Faster Approximation Algorithms for k-Center via Data Reduction

Arnold Filtser, Shaofeng H.-C. Jiang, Yi Li, Anurag Murty Naredla, Ioannis Psarros, Qiaoyuan Yang, Qin Zhang

Published: 01 Jan 2025, Last Modified: 17 May 2025CoRR 2025EveryoneRevisionsBibTeXCC BY-SA 4.0

Abstract: We study efficient algorithms for the Euclidean $k$-Center problem, focusing on the regime of large $k$. We take the approach of data reduction by considering $\alpha$-coreset, which is a small subset $S$ of the dataset $P$ such that any $\beta$-approximation on $S$ is an $(\alpha + \beta)$-approximation on $P$. We give efficient algorithms to construct coresets whose size is $k \cdot o(n)$, which immediately speeds up existing approximation algorithms.

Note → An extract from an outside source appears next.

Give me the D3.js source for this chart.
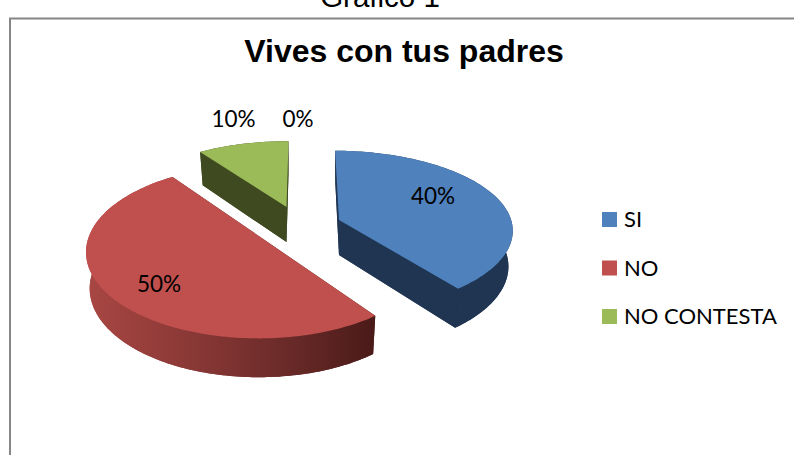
<!DOCTYPE html>
<html>
<head>
<meta charset="utf-8">
<script src="https://cdn.jsdelivr.net/npm/d3@7"></script>
<style>
  html, body { margin:0; padding:0; background:#fff; overflow:hidden; }
  text { fill:#000; }
</style>
</head>
<body>
<div id="canvas"></div>
<script>
// data
var categories = ['SI', 'NO', 'NO CONTESTA', ''];
var values = [40, 50, 10, 0];
var labels = ['40%', '50%', '10%', '0%'];

var topColors = ['#4f81bd', '#c0504d', '#9bbb59', '#8064a2'];
var sideColors = ['#1f3552', 'url(#redWall)', '#3f4a20', '#3f3150'];

var W = 794, H = 455;

var svg = d3.select('#canvas').append('svg')
    .attr('width', W)
    .attr('height', H);

// red wall shading
var grad = svg.append('defs').append('linearGradient')
    .attr('id', 'redWall')
    .attr('gradientUnits', 'userSpaceOnUse')
    .attr('x1', 85).attr('x2', 375).attr('y1', 0).attr('y2', 0);
grad.append('stop').attr('offset', '0%').attr('stop-color', '#a94743');
grad.append('stop').attr('offset', '40%').attr('stop-color', '#873735');
grad.append('stop').attr('offset', '75%').attr('stop-color', '#642826');
grad.append('stop').attr('offset', '100%').attr('stop-color', '#4a1a18');

// frame, only the left and top sides are on the page
svg.append('path')
    .attr('d', 'M10,' + H + 'V18.5H' + W)
    .attr('fill', 'none')
    .attr('stroke', '#868686')
    .attr('stroke-width', 2);

// cut by the page top in the reference too
svg.append('text')
    .attr('x', 380).attr('y', 7)
    .attr('text-anchor', 'middle')
    .style('font', '29.5px "Liberation Sans"')
    .text('Gráfico 1');

svg.append('text')
    .attr('x', 404).attr('y', 62)
    .attr('text-anchor', 'middle')
    .style('font', 'bold 32px "Liberation Sans"')
    .text('Vives con tus padres');

// 3d look: every exploded slice has its own apex and perspective
var shapes = [
    {cx:339, cy:220, rx:179, ry:79, k:0.14, m:0.04, rot:-1.4, depth:35, rimX:0.975, rimY:1.06},
    {cx:269, cy:243, rx:172, ry:85.7, k:0.1, m:0.055, rot:0, depth:36, rimX:0.98, rimY:1.03},
    {cx:286.5, cy:207, rx:167, ry:75, k:0.14, m:0, rot:0.8, depth:35, rimX:0.97, rimY:1.03},
    {cx:297, cy:200, rx:165, ry:75, k:0.14, m:0, rot:0, depth:35, rimX:0.97, rimY:1.03}
];

function project(s, angle, low) {
    var a = angle + s.rot * Math.PI / 180;
    var u = Math.sin(a), v = -Math.cos(a);
    var d = 1 - s.k * v + s.m * u;
    return [
        s.cx + s.rx * (low ? s.rimX : 1) * u / d,
        s.cy + (low ? s.depth : 0) + s.ry * (low ? s.rimY : 1) * v / d
    ];
}

function arcPoints(s, a0, a1, low) {
    var n = Math.max(2, Math.ceil((a1 - a0) / 0.02));
    return d3.range(n + 1).map(function(i) {
        return project(s, a0 + (a1 - a0) * i / n, low);
    });
}

var line = d3.line();
var color = d3.scaleOrdinal().domain(categories).range(topColors);
var side = d3.scaleOrdinal().domain(categories).range(sideColors);

var slices = d3.pie().sort(null).value(function(d) { return d; })(values);

var plot = svg.append('g');

slices.forEach(function(d, i) {
    if (d.endAngle - d.startAngle <= 0) return;
    var s = shapes[i], name = categories[i];
    var apexTop = [s.cx, s.cy];
    var apexLow = [s.cx, s.cy + s.depth];
    var topArc = arcPoints(s, d.startAngle, d.endAngle, false);
    var lowArc = arcPoints(s, d.startAngle, d.endAngle, true);

    // floor and the two cut faces in dark tone
    plot.append('path')
        .attr('d', line([apexLow].concat(lowArc)) + 'Z')
        .attr('fill', side(name));
    plot.append('path')
        .attr('d', line([apexTop, topArc[0], lowArc[0], apexLow]) + 'Z')
        .attr('fill', i === 1 ? '#4a1a18' : side(name));
    plot.append('path')
        .attr('d', line([apexTop, topArc[topArc.length - 1], lowArc[lowArc.length - 1], apexLow]) + 'Z')
        .attr('fill', i === 1 ? '#4a1a18' : side(name));
    // outer wall
    plot.append('path')
        .attr('d', line(topArc.concat(lowArc.slice().reverse())) + 'Z')
        .attr('fill', side(name));
    // top face
    plot.append('path')
        .attr('d', line([apexTop].concat(topArc)) + 'Z')
        .attr('fill', color(name));
});

// data labels
var labelX = [433, 159, 233.5, 298], labelY = [204, 292, 127, 127];
svg.selectAll('.lab')
    .data(labels)
    .enter()
    .append('text')
    .attr('class', 'lab')
    .attr('x', function(d, i) { return labelX[i]; })
    .attr('y', function(d, i) { return labelY[i]; })
    .attr('text-anchor', 'middle')
    .style('font', '22.5px Lato')
    .text(function(d) { return d; });

// legend
var legendY = d3.scalePoint().domain(categories.slice(0, 3)).range([212, 309]);
var legend = svg.selectAll('.leg')
    .data(categories.slice(0, 3))
    .enter()
    .append('g')
    .attr('class', 'leg')
    .attr('transform', function(d) { return 'translate(602,' + legendY(d) + ')'; });
legend.append('rect')
    .attr('width', 15).attr('height', 15)
    .attr('fill', function(d) { return color(d); });
legend.append('text')
    .attr('x', 22).attr('y', 15)
    .style('font', '22px Lato')
    .text(function(d) { return d; });
</script>
</body>
</html>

Notably, we obtain a near-linear time $O(1)$-approximation when $k = n^c$ for any $0 < c < 1$. We validate the performance of our coresets on real-world datasets with large $k$, and we observe that the coreset speeds up the well-known Gonzalez algorithm by up to $4$ times, while still achieving similar clustering cost. Technically, one of our coreset results is based on a new efficient construction of consistent hashing with competitive parameters. This general tool may be of independent interest for algorithm design in high dimensional Euclidean spaces.